When she was lost 20 years ago in a terrifying fog of anxiety and depression, her psychologist brought her back from the brink by teaching her to look at life through a lens of gratitude: “My motto for a long time was, ‘Lower your expectations and raise your appreciation.’ That’s sort of how I

live my life.”

Hers is a confidence born of contentment – and for that she can thank Richard, her husband of nearly 17 years, and their son, Zac. Richard, 53, is her best friend and “kind of my everything”, she says.

“He gets me utterly and we’re each other’s biggest fans. It doesn’t mean we don’t have issues, but we always work through them because I can’t imagine growing old with anyone else. He’s my rock and I think I’m his.”

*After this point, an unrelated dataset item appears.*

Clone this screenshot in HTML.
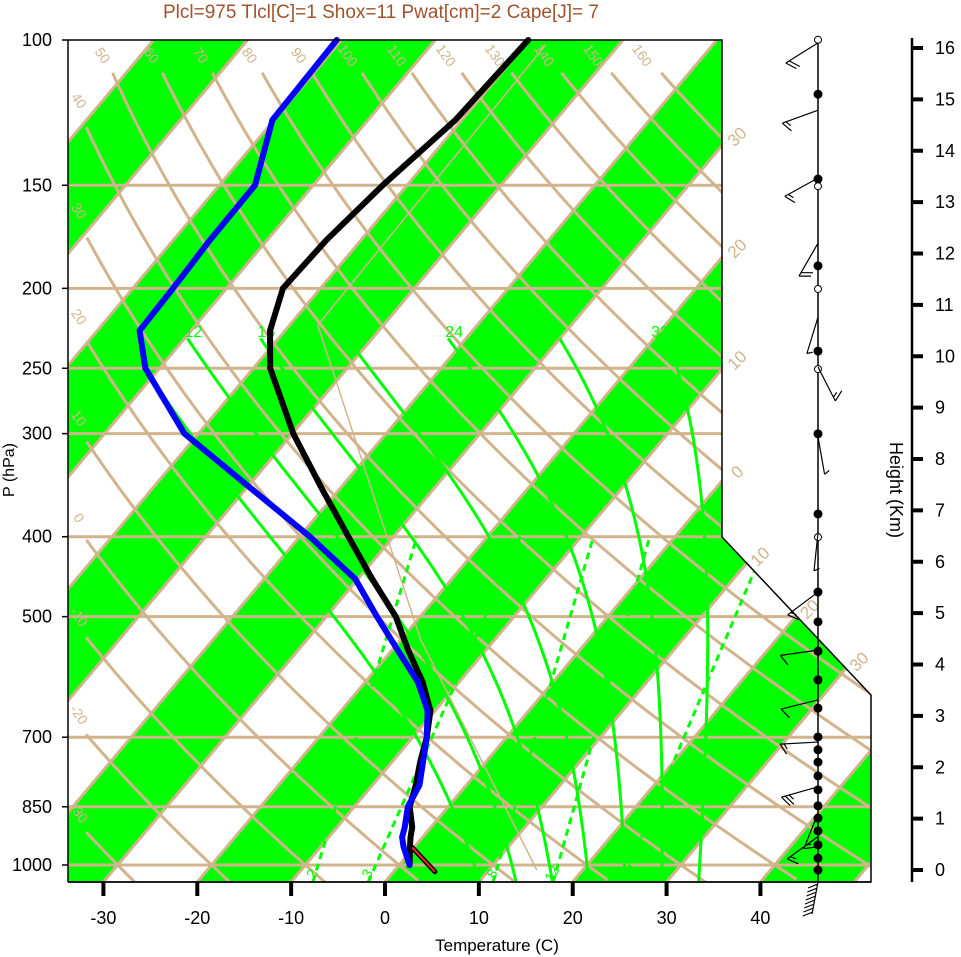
<!DOCTYPE html>
<html><head><meta charset="utf-8"><style>
html,body{margin:0;padding:0;background:#fff;}
svg{display:block;font-family:"Liberation Sans",Arial,sans-serif;}
</style></head><body>
<svg id="chart" width="961" height="957" viewBox="0 0 961 957" xmlns="http://www.w3.org/2000/svg">
<defs><clipPath id="plotclip"><polygon points="68,40 722,40 722,537 871,695 871,882 68,882"/></clipPath></defs>
<text x="381" y="18" text-anchor="middle" font-size="19" fill="#a0522d">Plcl=975 Tlcl[C]=1 Shox=11 Pwat[cm]=2 Cape[J]= 7</text>
<g id="bg" clip-path="url(#plotclip)"></g>
<g id="bglabels"></g>
<g id="series"></g>
<polyline points="68,882 68,40 722,40 722,537 871,695 871,882 68,882" fill="none" stroke="#000" stroke-width="1.5"/>
<g id="axes"></g>
<g id="wind"></g>
<text transform="translate(14,470) rotate(-90)" text-anchor="middle" font-size="16">P (hPa)</text>
<text x="497" y="951" text-anchor="middle" font-size="17">Temperature (C)</text>
<text transform="translate(890,490) rotate(90)" text-anchor="middle" font-size="18">Height (Km)</text>
</svg>
<script>
// ---- data ----
const pLevels = [1000,950,925,900,850,800,750,700,650,600,550,500,450,400,350,300,250,225,200,175,150,125,100];
const tempC   = [1.1,-0.5,-1.3,-2.0,-4.1,-5.4,-7.0,-8.5,-10.5,-13.9,-18.2,-22.6,-28.5,-34.8,-41.9,-49.9,-58.2,-61.6,-64.0,-63.7,-62.6,-60.7,-60.1];
const dewC    = [1.1,-1.2,-2.2,-2.8,-4.3,-5.0,-6.7,-8.5,-10.8,-14.4,-19.3,-24.6,-30.3,-38.9,-49.4,-61.5,-71.5,-75.5,-75.7,-76.1,-76.2,-80.2,-80.5];
const parcelP = [1014,533,221.6,101.4];
const parcelT = [15.1,-17.9,-57.0,-57.8];
const sfcP = [952,1019];
const sfcT = [-0.2,4.4];
const isobars = [150,200,250,300,400,500,700,850,1000];
const pTickLabels = ["100","150","200","250","300","400","500","700","850","1000"];
const pTicks = [100,150,200,250,300,400,500,700,850,1000];
const tTicks = [-30,-20,-10,0,10,20,30,40];
const thetaTop = [50,60,70,80,90,100,110,120,130,140,150,160];
const thetaLeft = [40,30,20,10,0,-10,-20,-30];
const moistThw = [8,12,16,20,24,28,32];
const moistLabels = [12,16,24,32];
const mrLabels = ["2","3","8","12","20"];
const mrBottomT = [-7.7,-1.8,11.5,17.9,25.3];
const mrTopT = [-27.5,-16.5,-8.7,-2.7,10.0];
const mrShowLabel = [true,true,true,true,false];
const hTicks = [0,1,2,3,4,5,6,7,8,9,10,11,12,13,14,15,16];
const barbH = [16.1,14.79,13.47,12.2,10.76,9.79,8.43,6.56,5.41,4.28,3.31,2.49,1.62,1.1,0.65];
const barbDir = [238,250,241,210,197,153,170,186,233,262,256,267,254,202,234];
const barbSpd = [20,15,15,20,5,15,5,5,15,10,10,15,25,15,15];
const dotFilledH = [15.1,13.45,11.76,10.1,8.49,6.93,5.41,4.83,4.26,3.70,3.15,2.59,2.34,2.10,1.83,1.56,1.25,1.01,0.76,0.49,0.23,0.0];
const dotHollowH = [16.16,13.31,11.31,9.75,6.48];

// ---- scales ----
const NS="http://www.w3.org/2000/svg";
const PY = p => 40 + 825*Math.log10(p/100);
const SX = (T,p) => 385 + 9.386*T + 0.84*(882 - PY(p));
const XatY = (T,y) => 385 + 9.386*T + 0.84*(882 - y);
const HY = h => 870 - 51.375*h;
function mk(tag, attrs, parent){const e=document.createElementNS(NS,tag);for(const k in attrs)e.setAttribute(k,attrs[k]);parent.appendChild(e);return e;}
const bg=document.getElementById('bg'), bgl=document.getElementById('bglabels'), ser=document.getElementById('series'), ax=document.getElementById('axes'), wind=document.getElementById('wind');
const TAN="#d2b48c", GRN="#00ff00";

// green isotherm bands
for(let k=-12;k<=6;k++){
  if(((k%2)+2)%2!==0) continue;
  const T1=k*10,T2=k*10+10;
  const e=mk('polygon',{points:`${XatY(T1,882)},882 ${XatY(T2,882)},882 ${XatY(T2,40)},40 ${XatY(T1,40)},40`,fill:GRN,stroke:'none'},bg);
  
  
}
// isotherms
for(let T=-120;T<=60;T+=10){
  const e=mk('line',{x1:XatY(T,882),y1:882,x2:XatY(T,40),y2:40,stroke:TAN,'stroke-width':3},bg);
  
  
}
// isobars
isobars.forEach(p=>{
  const e=mk('line',{x1:68,y1:PY(p),x2:871,y2:PY(p),stroke:TAN,'stroke-width':3},bg);
  
  
});
// dry adiabats
const dryT=(th,p)=>(th+273.15)*Math.pow(p/1000,0.286)-273.15;
for(let th=-30;th<=160;th+=10){
  const pts=[];
  let p0=109.6;
  while(p0<1050 && SX(dryT(th,p0),p0)<86)p0+=1;
  for(let p=p0;p<=1060;p*=1.02){pts.push(SX(dryT(th,p),p).toFixed(1)+','+PY(p).toFixed(1));}
  const e=mk('polyline',{points:pts.join(' '),fill:'none',stroke:TAN,'stroke-width':3},bg);
  
  
}
// moist adiabats
function dTdp(T,p){const es=6.112*Math.exp(17.67*(T-273.15)/(T-29.65));const rs=0.622*es/(p-es);
  return ((287*T+2.5e6*rs)/p)/(1004+(2.5e6*2.5e6*rs*0.622)/(287*T*T));}
const moistTop={};
moistThw.forEach(tw=>{
  let T=tw+273.15;const up=[[1000,T]];
  for(let p=1000;p>230;p-=2){T+= -2*dTdp(T,p);up.push([p-2,T]);}
  let T2=tw+273.15;const dn=[];
  for(let p=1000;p<1052;p+=2){T2+=2*dTdp(T2,p);dn.push([p+2,T2]);}
  const all=up.reverse().concat(dn);
  moistTop[tw]=SX(all[0][1]-273.15,all[0][0]);
  const e=mk('polyline',{points:all.map(a=>SX(a[1]-273.15,a[0]).toFixed(1)+','+PY(a[0]).toFixed(1)).join(' '),fill:'none',stroke:GRN,'stroke-width':3},bg);
  
  
});
// mixing ratio lines
mrLabels.forEach((w,i)=>{
  const e=mk('line',{x1:SX(mrBottomT[i],1048),y1:882,x2:SX(mrTopT[i],400),y2:PY(400),stroke:GRN,'stroke-width':3,'stroke-dasharray':'7,5'},bg);
  
  
  if(mrShowLabel[i]){
    const x=SX(mrBottomT[i],1048)+3;
    const t=mk('text',{x:x,y:876,'font-size':14,fill:GRN,transform:`rotate(-60 ${x} 876)`,'text-anchor':'middle'},bgl);
    t.textContent=w;
    
    
  }
});
// moist labels
moistLabels.forEach(tw=>{
  const t=mk('text',{x:Math.min(moistTop[tw]+6,660),y:337,'font-size':16,fill:GRN,'text-anchor':'middle'},bgl);
  t.textContent=tw;
  
  
});
// dry adiabat labels top
thetaTop.forEach(th=>{
  const p=103.5,x=SX(dryT(th,p),p)-2,y=56;
  const t=mk('text',{x:x,y:y,'font-size':14,fill:TAN,'text-anchor':'middle','dominant-baseline':'middle',transform:`rotate(55 ${x} ${y})`},bgl);
  t.textContent=th;
  
  
});
// dry adiabat labels left
thetaLeft.forEach(th=>{
  let p=105;while(p<1050 && SX(dryT(th,p),p)<78)p+=1;
  const x=78,y=PY(p)-10;
  const t=mk('text',{x:x,y:y,'font-size':14,fill:TAN,'text-anchor':'middle','dominant-baseline':'middle',transform:`rotate(55 ${x} ${y})`},bgl);
  t.textContent=th;
  
  
});
// isotherm labels at right
[-30,-20,-10,0].forEach(T=>{
  const y=882-(722-385-9.386*T)/0.84, x=738;
  const t=mk('text',{x:x,y:y-8,'font-size':17,fill:TAN,'text-anchor':'middle','dominant-baseline':'middle',transform:`rotate(-45 ${x} ${y-8})`},bgl);
  t.textContent=Math.abs(T);
  
  
});
[10,20,30].forEach(T=>{
  let y=537;while(y<695 && XatY(T,y) > 722+(y-537)*149/158)y+=0.5;
  const x=722+(y-537)*149/158+14;
  const t=mk('text',{x:x,y:y-6,'font-size':17,fill:TAN,'text-anchor':'middle','dominant-baseline':'middle',transform:`rotate(-45 ${x} ${y-6})`},bgl);
  t.textContent=T;
  
  
});

// ---- series ----
const pr=mk('polyline',{points:parcelP.map((p,i)=>SX(parcelT[i],p).toFixed(1)+','+PY(p).toFixed(1)).join(' '),fill:'none',stroke:TAN,'stroke-width':1.5},ser);


const tl=mk('polyline',{points:pLevels.map((p,i)=>SX(tempC[i],p).toFixed(1)+','+PY(p).toFixed(1)).join(' '),fill:'none',stroke:'#000','stroke-width':6,'stroke-linejoin':'round','stroke-linecap':'round'},ser);


const dl=mk('polyline',{points:pLevels.map((p,i)=>SX(dewC[i],p).toFixed(1)+','+PY(p).toFixed(1)).join(' '),fill:'none',stroke:'#0000ff','stroke-width':6,'stroke-linejoin':'round','stroke-linecap':'round'},ser);


const sp=sfcP.map((p,i)=>SX(sfcT[i],p).toFixed(1)+','+PY(p).toFixed(1)).join(' ');
const s1=mk('polyline',{points:sp,fill:'none',stroke:'#000','stroke-width':5,'stroke-linecap':'round'},ser);


const s2=mk('polyline',{points:sp,fill:'none',stroke:'#ff2020','stroke-width':2},ser);



// ---- axes ----
mk('line',{x1:68,y1:882,x2:871,y2:882,stroke:'#000','stroke-width':1.5},ax);
pTicks.forEach((p,i)=>{
  const y=PY(p);
  mk('line',{x1:62,y1:y,x2:68,y2:y,stroke:'#000','stroke-width':1.5},ax);
  const t=mk('text',{x:52,y:y+6,'font-size':18,'text-anchor':'end'},ax);
  t.textContent=pTickLabels[i];
  
  
});
tTicks.forEach(T=>{
  const x=385+9.386*T;
  mk('line',{x1:x,y1:882,x2:x,y2:896,stroke:'#000','stroke-width':4},ax);
  const t=mk('text',{x:x,y:924,'font-size':18,'text-anchor':'middle'},ax);
  t.textContent=T;
  
  
});
mk('line',{x1:912,y1:38,x2:912,y2:882,stroke:'#000','stroke-width':2.5},ax);
hTicks.forEach(h=>{
  const y=HY(h);
  mk('line',{x1:912,y1:y,x2:923,y2:y,stroke:'#000','stroke-width':4},ax);
  const t=mk('text',{x:935,y:y+6,'font-size':18},ax);
  t.textContent=h;
  
  
});

// ---- wind ----
mk('line',{x1:818,y1:38,x2:818,y2:882,stroke:'#000','stroke-width':1.5},wind);
dotFilledH.forEach(h=>{
  const c=mk('circle',{cx:818,cy:HY(h),r:4.5,fill:'#000'},wind);
  
  
});
dotHollowH.forEach(h=>{
  const c=mk('circle',{cx:818,cy:HY(h),r:3.5,fill:'#fff',stroke:'#000','stroke-width':1},wind);
  
  
});
barbH.forEach((h,i)=>{
  const a=barbDir[i]*Math.PI/180, L=38;
  const ux=Math.sin(a), uy=-Math.cos(a);
  const bx=818, by=HY(h), tx=bx+L*ux, ty=by+L*uy;
  let d=`M${bx},${by} L${tx.toFixed(1)},${ty.toFixed(1)}`;
  const fa=a-Math.PI*2/3;
  const fx=Math.sin(fa), fy=-Math.cos(fa);
  let n=Math.round(barbSpd[i]/5), k=0;
  while(n>0){
    const len=n>=2?12:6;
    const px=tx-ux*k*4, py=ty-uy*k*4;
    d+=` M${px.toFixed(1)},${py.toFixed(1)} l${(fx*len).toFixed(1)},${(fy*len).toFixed(1)}`;
    n-=(n>=2?2:1);k++;
  }
  const e=mk('path',{d:d,fill:'none',stroke:'#000','stroke-width':1.2},wind);
  
  
});
(function(){
  let d='M818,882 L812,914';
  for(let k=0;k<8;k++){const y=884+k*4;const x=818-6*(k*4)/32;d+=` M${x.toFixed(1)},${y} l-10,4`;}
  const e=mk('path',{d:d,fill:'none',stroke:'#000','stroke-width':1.2},wind);
  
  
})();
</script>
</body></html>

Once ambivalent about having children, Rebecca now wishes she’d started earlier and had two or three – because having one child, she says, is intense. “I just want him to have that stability and the knowledge that we love him more than anything,” she says. “Now that he’s 13, he’s trying to step back and grow up and I’m struggling a little bit with that.”

She is, however, happy he encouraged the family to stay put in New Zealand.

“There is something about New Zealand – it’s a small country with a big heart and big attitude. I step off the plane here and I feel at home.”